I concur in finding this question slightly bizarre. What is the opposite or qualifying point to AU not being a community? Why would the university not be a collection, fellowship, grouping of people sharing common characteristics and purposes? There certainly don't appear to be any counter arguments.
While it is important to evaluate the meanings of certain terms to us, and perhaps analyze their usage in our world, I really don't feel like there is much in nitpicking the definition of a community and dwelling on how AU fits the term.
If AU is not a community, what are we saying that it is? A learning institution with student groupings and cliques not comprising a comprehensive whole? But they do!

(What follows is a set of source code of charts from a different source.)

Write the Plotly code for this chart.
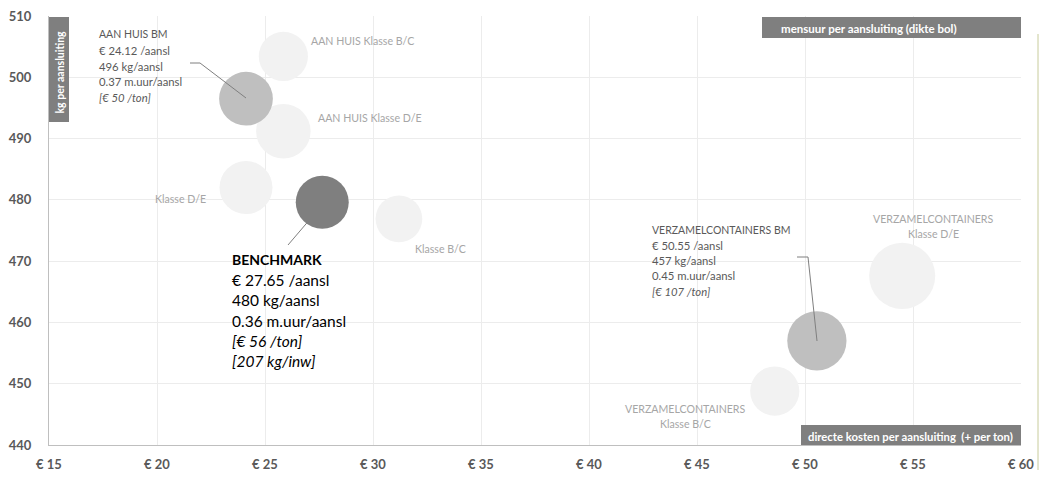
import plotly.graph_objects as go

# ---------------- data ----------------
names = ["AAN HUIS BM", "AAN HUIS Klasse B/C", "AAN HUIS Klasse D/E", "Klasse D/E",
         "BENCHMARK", "Klasse B/C", "VERZAMELCONTAINERS BM",
         "VERZAMELCONTAINERS Klasse B/C", "VERZAMELCONTAINERS Klasse D/E"]
cost_per_conn = [24.12, 25.85, 25.85, 24.12, 27.65, 31.2, 50.55, 48.6, 54.5]
kg_per_conn = [496.5, 503.4, 491.2, 482.0, 479.6, 476.9, 457.0, 448.8, 467.6]
manhours_per_conn = [0.37, 0.31, 0.38, 0.36, 0.36, 0.28, 0.45, 0.31, 0.56]
bubble_colors = ["#bfbfbf", "#f2f2f2", "#f2f2f2", "#f2f2f2", "#7f7f7f",
                 "#f2f2f2", "#bfbfbf", "#f2f2f2", "#f2f2f2"]

x_ticks = [15, 20, 25, 30, 35, 40, 45, 50, 55, 60]
x_ticktext = ["€ 15", "€ 20", "€ 25", "€ 30", "€ 35", "€ 40", "€ 45", "€ 50", "€ 55", "€ 60"]
y_ticks = [440, 450, 460, 470, 480, 490, 500, 510]

bm_aanhuis_lines = ["AAN HUIS BM", "€ 24.12 /aansl", "496 kg/aansl", "0.37 m.uur/aansl", "<i>[€ 50 /ton]</i>"]
bm_verzamel_lines = ["VERZAMELCONTAINERS BM", "€ 50.55 /aansl", "457 kg/aansl", "0.45 m.uur/aansl", "<i>[€ 107 /ton]</i>"]
benchmark_lines = ["<b>BENCHMARK</b>", "€ 27.65 /aansl", "480 kg/aansl", "0.36 m.uur/aansl",
                   "<i>[€ 56 /ton]</i>", "<i>[207 kg/inw]</i>"]

FONT = "Lato"
W, H = 1039, 478
# plot area in page pixels
PL, PR, PT, PB = 49, 1021, 16, 445
L, R, T, B = PL, W - PR, PT, H - PB
XMIN, XMAX, YMIN, YMAX = 15, 60, 440, 510
pw, ph = PR - PL, PB - PT


def dx(px):
    return XMIN + (px - PL) / pw * (XMAX - XMIN)


def dy(py):
    return YMAX - (py - PT) / ph * (YMAX - YMIN)


# draw light bubbles first, then highlighted ones
order = [i for i, c in enumerate(bubble_colors) if c == "#f2f2f2"] + \
        [i for i, c in enumerate(bubble_colors) if c != "#f2f2f2"]

fig = go.Figure()
fig.add_trace(go.Scatter(
    x=[cost_per_conn[i] for i in order],
    y=[kg_per_conn[i] for i in order],
    mode="markers",
    text=[names[i] for i in order],
    marker=dict(
        size=[manhours_per_conn[i] for i in order],
        sizemode="area",
        sizeref=0.18 / (26.5 ** 2),
        color=[bubble_colors[i] for i in order],
        opacity=1,
        line=dict(width=0),
    ),
    hoverinfo="text",
    showlegend=False,
))

ann = []
shapes = []


def line_block(lines, x_px, y_px_list, sizes, color):
    for t, yy, sz in zip(lines, y_px_list, sizes):
        ann.append(dict(x=dx(x_px), y=dy(yy), xref="x", yref="y", text=t, showarrow=False,
                        xanchor="left", yanchor="middle",
                        font=dict(family=FONT, size=sz, color=color)))


line_block(bm_aanhuis_lines, 97, [34, 50, 66, 81, 97], [10.5, 11.3, 11.3, 11.3, 11.3], "#595959")
line_block(bm_verzamel_lines, 650, [230, 245, 260, 275, 291], [10.5, 11.3, 11.3, 11.3, 11.3], "#595959")
line_block(benchmark_lines, 230, [259, 280, 300, 321, 341, 361], [14, 15.5, 15.5, 15.5, 15.5, 15.5], "#000000")

light = "#a6a6a6"


def light_label(text, x_px, y_px, anchor="left"):
    ann.append(dict(x=dx(x_px), y=dy(y_px), xref="x", yref="y", text=text, showarrow=False,
                    xanchor=anchor, yanchor="middle",
                    font=dict(family=FONT, size=10.6, color=light)))


light_label("AAN HUIS Klasse B/C", 309, 41)
light_label("AAN HUIS Klasse D/E", 316, 118)
light_label("Klasse D/E", 153, 199)
light_label("Klasse B/C", 413, 249)
light_label("VERZAMELCONTAINERS", 933, 219, "center")
light_label("Klasse D/E", 933, 234, "center")
light_label("VERZAMELCONTAINERS", 685, 409, "center")
light_label("Klasse B/C", 685, 424, "center")

# leader lines
leader = dict(color="#7f7f7f", width=1)
shapes.append(dict(type="path", xref="x", yref="y",
                   path=f"M {dx(190)},{dy(63)} L {dx(200)},{dy(63)} L {dx(246)},{dy(98)}",
                   line=leader))
shapes.append(dict(type="path", xref="x", yref="y",
                   path=f"M {dx(797)},{dy(257)} L {dx(808)},{dy(257)} L {dx(817)},{dy(341)}",
                   line=leader))
shapes.append(dict(type="line", xref="x", yref="y",
                   x0=dx(288), y0=dy(245), x1=dx(323), y1=dy(204), line=leader))

# title boxes
box_col = "#7f7f7f"
shapes.append(dict(type="rect", xref="x", yref="y", x0=dx(49), x1=dx(69), y0=dy(17), y1=dy(122),
                   fillcolor=box_col, line=dict(width=0)))
ann.append(dict(x=dx(59.5), y=dy(72), xref="x", yref="y", text="<b>kg per aansluiting</b>",
                showarrow=False, textangle=-90, xanchor="center", yanchor="middle",
                font=dict(family=FONT, size=10.5, color="white")))
shapes.append(dict(type="rect", xref="x", yref="y", x0=dx(762), x1=dx(1021), y0=dy(17), y1=dy(38),
                   fillcolor=box_col, line=dict(width=0)))
ann.append(dict(x=dx(779), y=dy(28), xref="x", yref="y", text="<b>mensuur per aansluiting (dikte bol)</b>",
                showarrow=False, xanchor="left", yanchor="middle",
                font=dict(family=FONT, size=11.5, color="white")))
shapes.append(dict(type="rect", xref="x", yref="y", x0=dx(801), x1=dx(1022), y0=dy(425), y1=dy(445),
                   fillcolor=box_col, line=dict(width=0)))
ann.append(dict(x=dx(806), y=dy(436), xref="x", yref="y",
                text="<b>directe kosten per aansluiting  (+ per ton)</b>",
                showarrow=False, xanchor="left", yanchor="middle",
                font=dict(family=FONT, size=11.3, color="white")))

# thin olive line at right edge
shapes.append(dict(type="line", xref="paper", yref="paper",
                   x0=(1038 - PL) / pw, x1=(1038 - PL) / pw,
                   y0=(PB - 34) / ph, y1=(PB - 470) / ph,
                   line=dict(color="#c8cc9c", width=1)))

fig.update_layout(
    width=W, height=H,
    margin=dict(l=L, r=R, t=T, b=B, autoexpand=False),
    paper_bgcolor="white", plot_bgcolor="white",
    annotations=ann, shapes=shapes,
    font=dict(family=FONT),
)
fig.update_xaxes(range=[XMIN, XMAX], tickvals=x_ticks, ticktext=x_ticktext,
                 showgrid=True, gridcolor="#ececec", gridwidth=1, automargin=False,
                 zeroline=False, showline=True, linecolor="#bfbfbf", linewidth=1,
                 ticks="", ticklabelstandoff=7, ticklabeloverflow="allow",
                 tickfont=dict(family=FONT, size=13, color="#595959", weight="bold"),
                 mirror=False)
fig.update_yaxes(range=[YMIN, YMAX], tickvals=y_ticks,
                 showgrid=True, gridcolor="#ececec", gridwidth=1, automargin=False,
                 zeroline=False, showline=True, linecolor="#bfbfbf", linewidth=1,
                 ticks="", ticklabelstandoff=14, ticklabeloverflow="allow",
                 tickfont=dict(family=FONT, size=13, color="#595959", weight="bold"))

fig.write_html("out.html", config={"displayModeBar": False},
               post_script="document.body.style.margin='0';document.body.style.overflow='hidden';")
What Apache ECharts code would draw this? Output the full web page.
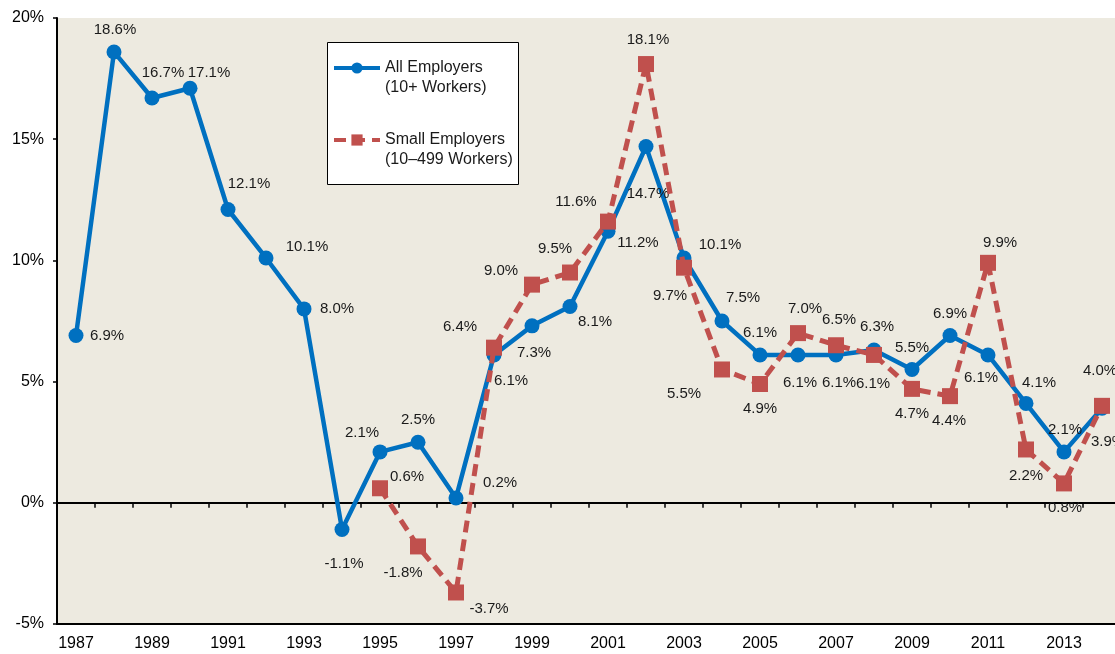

Whether AU contains smaller communities, or is situated within a large community, all depends on point of outsider perspective. Equally as a foreigner, who, albeit being a physical member of his community in a town in Illinois, for example, is also a member of the emigrant group of his homeland within the new country (e.g. Polonia community in Chicagoland). Yet, this emigrant group is not limited to a certain region (Chicagoland) - it spreads cross-country (whole of United States). Polonia community leaders and quarters are scattered across the nation, but they do agree on collectivity and similarities and attempt to cooperate together. Thus, Polonia leaders from Florida give scholarships to Polonia kids in Illinois. On a much less tangible level, the Polonia community across the world communicates and connects via forums and chat rooms for support and information exchange.
In this light, AU, while a community formed of smaller groups in itself (as past posters have mentioned), AU belongs to the larger community of D.C. universities which include GU, GW, Catholic, etc. In the next hierarchical level, it belongs to the Eastern US universities. And, in light of a global scale, AU's community are the unis cross-country.
Geography appears pertinent, which is a curious discovery.